Available records:
>> Start
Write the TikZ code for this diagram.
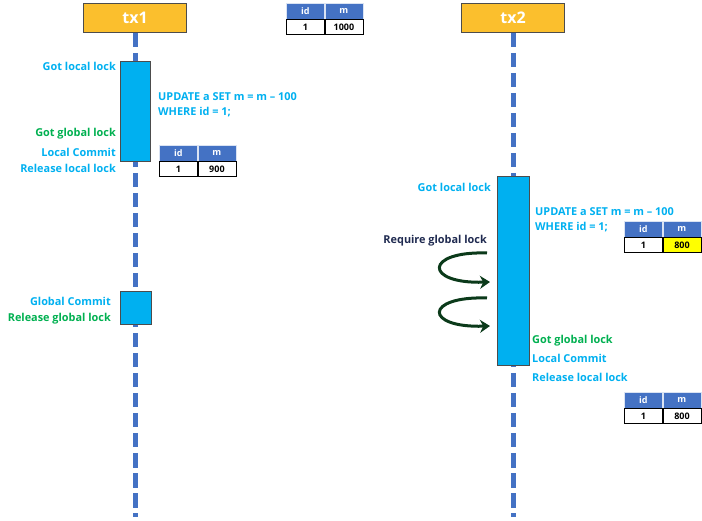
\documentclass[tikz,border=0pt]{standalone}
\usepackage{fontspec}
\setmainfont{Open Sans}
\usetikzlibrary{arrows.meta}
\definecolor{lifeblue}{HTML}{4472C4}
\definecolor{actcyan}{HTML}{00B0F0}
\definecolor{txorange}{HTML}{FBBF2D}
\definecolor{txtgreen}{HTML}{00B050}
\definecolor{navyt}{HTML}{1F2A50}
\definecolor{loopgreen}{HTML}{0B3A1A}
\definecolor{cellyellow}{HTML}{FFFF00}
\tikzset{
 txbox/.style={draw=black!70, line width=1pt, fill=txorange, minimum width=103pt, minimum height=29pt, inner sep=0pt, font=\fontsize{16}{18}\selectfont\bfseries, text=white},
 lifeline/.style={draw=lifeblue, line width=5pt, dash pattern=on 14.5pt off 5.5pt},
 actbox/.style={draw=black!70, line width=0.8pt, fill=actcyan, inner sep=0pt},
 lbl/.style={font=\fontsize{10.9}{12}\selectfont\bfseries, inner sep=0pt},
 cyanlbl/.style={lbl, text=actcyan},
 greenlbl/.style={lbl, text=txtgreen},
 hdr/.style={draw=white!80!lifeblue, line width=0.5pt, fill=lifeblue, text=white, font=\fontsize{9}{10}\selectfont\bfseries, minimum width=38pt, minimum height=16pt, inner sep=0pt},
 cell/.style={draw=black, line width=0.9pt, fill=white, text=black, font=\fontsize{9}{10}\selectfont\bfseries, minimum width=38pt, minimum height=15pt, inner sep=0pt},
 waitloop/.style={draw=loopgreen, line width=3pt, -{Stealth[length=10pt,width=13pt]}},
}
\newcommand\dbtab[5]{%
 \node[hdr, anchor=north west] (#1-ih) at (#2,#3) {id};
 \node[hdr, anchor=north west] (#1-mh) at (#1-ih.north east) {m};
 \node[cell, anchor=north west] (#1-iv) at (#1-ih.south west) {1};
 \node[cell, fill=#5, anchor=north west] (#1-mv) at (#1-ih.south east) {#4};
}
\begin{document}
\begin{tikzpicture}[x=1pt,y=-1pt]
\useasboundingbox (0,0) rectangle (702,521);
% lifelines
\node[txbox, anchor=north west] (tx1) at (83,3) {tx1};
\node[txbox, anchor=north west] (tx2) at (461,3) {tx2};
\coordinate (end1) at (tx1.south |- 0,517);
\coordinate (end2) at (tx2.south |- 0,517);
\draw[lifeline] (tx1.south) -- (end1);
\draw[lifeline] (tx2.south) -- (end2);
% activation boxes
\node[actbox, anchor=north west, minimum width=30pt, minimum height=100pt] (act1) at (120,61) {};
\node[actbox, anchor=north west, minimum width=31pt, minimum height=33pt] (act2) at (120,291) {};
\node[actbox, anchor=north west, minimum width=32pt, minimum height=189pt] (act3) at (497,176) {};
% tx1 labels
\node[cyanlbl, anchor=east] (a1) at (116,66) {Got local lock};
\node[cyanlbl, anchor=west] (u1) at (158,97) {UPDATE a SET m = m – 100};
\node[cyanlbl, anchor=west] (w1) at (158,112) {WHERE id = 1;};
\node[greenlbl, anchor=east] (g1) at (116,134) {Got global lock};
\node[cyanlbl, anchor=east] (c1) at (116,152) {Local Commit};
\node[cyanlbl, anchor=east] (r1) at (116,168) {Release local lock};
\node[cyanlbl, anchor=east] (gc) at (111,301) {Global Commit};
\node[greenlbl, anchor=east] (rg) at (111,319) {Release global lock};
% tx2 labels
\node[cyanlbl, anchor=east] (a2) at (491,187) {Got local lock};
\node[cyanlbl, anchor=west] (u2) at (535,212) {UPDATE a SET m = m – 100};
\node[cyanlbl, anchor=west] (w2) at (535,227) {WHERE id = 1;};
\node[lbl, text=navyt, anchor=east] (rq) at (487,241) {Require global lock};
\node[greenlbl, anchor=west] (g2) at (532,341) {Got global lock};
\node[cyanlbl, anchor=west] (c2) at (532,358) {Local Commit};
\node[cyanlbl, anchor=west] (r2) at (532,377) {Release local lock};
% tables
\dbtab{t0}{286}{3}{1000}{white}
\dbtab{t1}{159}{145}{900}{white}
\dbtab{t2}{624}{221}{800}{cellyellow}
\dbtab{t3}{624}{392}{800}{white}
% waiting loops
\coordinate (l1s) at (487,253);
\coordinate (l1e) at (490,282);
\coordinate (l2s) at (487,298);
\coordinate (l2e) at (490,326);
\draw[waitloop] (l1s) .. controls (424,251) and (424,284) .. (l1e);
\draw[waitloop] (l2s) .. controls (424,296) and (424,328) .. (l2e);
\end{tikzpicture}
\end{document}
>> End
>> Start
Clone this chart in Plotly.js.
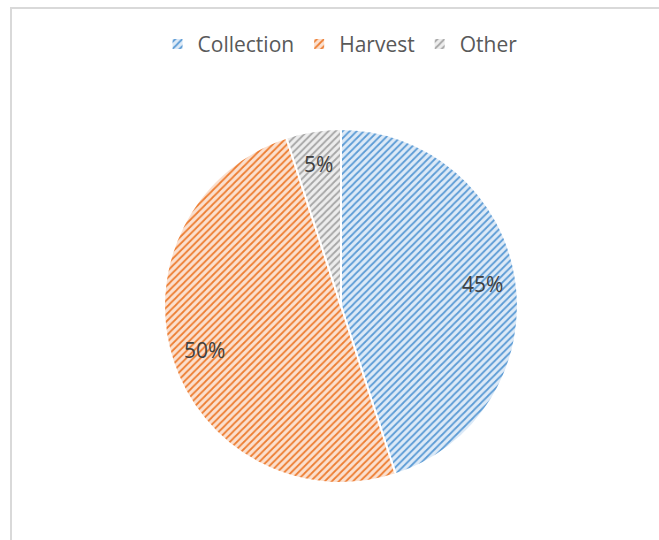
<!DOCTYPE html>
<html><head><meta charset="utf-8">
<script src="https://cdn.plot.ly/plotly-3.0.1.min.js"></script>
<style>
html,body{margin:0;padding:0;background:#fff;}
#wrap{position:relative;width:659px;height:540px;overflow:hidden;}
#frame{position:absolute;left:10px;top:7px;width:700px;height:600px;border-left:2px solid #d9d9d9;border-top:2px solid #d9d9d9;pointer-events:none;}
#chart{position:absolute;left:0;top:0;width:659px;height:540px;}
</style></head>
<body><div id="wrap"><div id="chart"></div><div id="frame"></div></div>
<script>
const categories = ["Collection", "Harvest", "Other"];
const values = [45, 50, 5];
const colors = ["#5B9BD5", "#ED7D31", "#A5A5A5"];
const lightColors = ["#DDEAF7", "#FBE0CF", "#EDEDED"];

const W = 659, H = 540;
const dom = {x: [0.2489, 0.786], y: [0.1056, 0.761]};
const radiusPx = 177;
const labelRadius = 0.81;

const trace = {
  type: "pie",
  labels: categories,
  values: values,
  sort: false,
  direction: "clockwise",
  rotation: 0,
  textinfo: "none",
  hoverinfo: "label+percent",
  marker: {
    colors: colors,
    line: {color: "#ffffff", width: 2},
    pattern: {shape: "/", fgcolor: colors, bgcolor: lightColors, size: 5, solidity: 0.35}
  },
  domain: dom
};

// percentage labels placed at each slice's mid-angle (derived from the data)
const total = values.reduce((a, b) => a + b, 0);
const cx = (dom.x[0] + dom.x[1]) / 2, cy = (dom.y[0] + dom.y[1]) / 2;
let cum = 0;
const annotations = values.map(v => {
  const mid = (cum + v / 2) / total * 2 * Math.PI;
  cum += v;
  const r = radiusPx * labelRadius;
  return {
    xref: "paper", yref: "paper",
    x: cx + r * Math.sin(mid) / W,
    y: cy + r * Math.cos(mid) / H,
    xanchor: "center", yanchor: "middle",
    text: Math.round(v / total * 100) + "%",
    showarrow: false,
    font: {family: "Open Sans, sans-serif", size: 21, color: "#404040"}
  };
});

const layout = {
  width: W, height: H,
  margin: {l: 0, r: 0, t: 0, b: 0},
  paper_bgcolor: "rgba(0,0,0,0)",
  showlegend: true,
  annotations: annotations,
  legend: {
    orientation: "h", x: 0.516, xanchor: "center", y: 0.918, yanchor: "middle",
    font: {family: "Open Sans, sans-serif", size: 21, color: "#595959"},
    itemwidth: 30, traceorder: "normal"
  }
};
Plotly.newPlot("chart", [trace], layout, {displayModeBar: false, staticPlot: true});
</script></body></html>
>> End
What the task requires: Give again, word for word, the part that opens with the line containing "Clone this chart in Plotly.js." and closes with the one containing "const labelRadius = 0.81;". Include both of those lines and skip all pictures.

The response:
Clone this chart in Plotly.js.
<!DOCTYPE html>
<html><head><meta charset="utf-8">
<script src="https://cdn.plot.ly/plotly-3.0.1.min.js"></script>
<style>
html,body{margin:0;padding:0;background:#fff;}
#wrap{position:relative;width:659px;height:540px;overflow:hidden;}
#frame{position:absolute;left:10px;top:7px;width:700px;height:600px;border-left:2px solid #d9d9d9;border-top:2px solid #d9d9d9;pointer-events:none;}
#chart{position:absolute;left:0;top:0;width:659px;height:540px;}
</style></head>
<body><div id="wrap"><div id="chart"></div><div id="frame"></div></div>
<script>
const categories = ["Collection", "Harvest", "Other"];
const values = [45, 50, 5];
const colors = ["#5B9BD5", "#ED7D31", "#A5A5A5"];
const lightColors = ["#DDEAF7", "#FBE0CF", "#EDEDED"];

const W = 659, H = 540;
const dom = {x: [0.2489, 0.786], y: [0.1056, 0.761]};
const radiusPx = 177;
const labelRadius = 0.81;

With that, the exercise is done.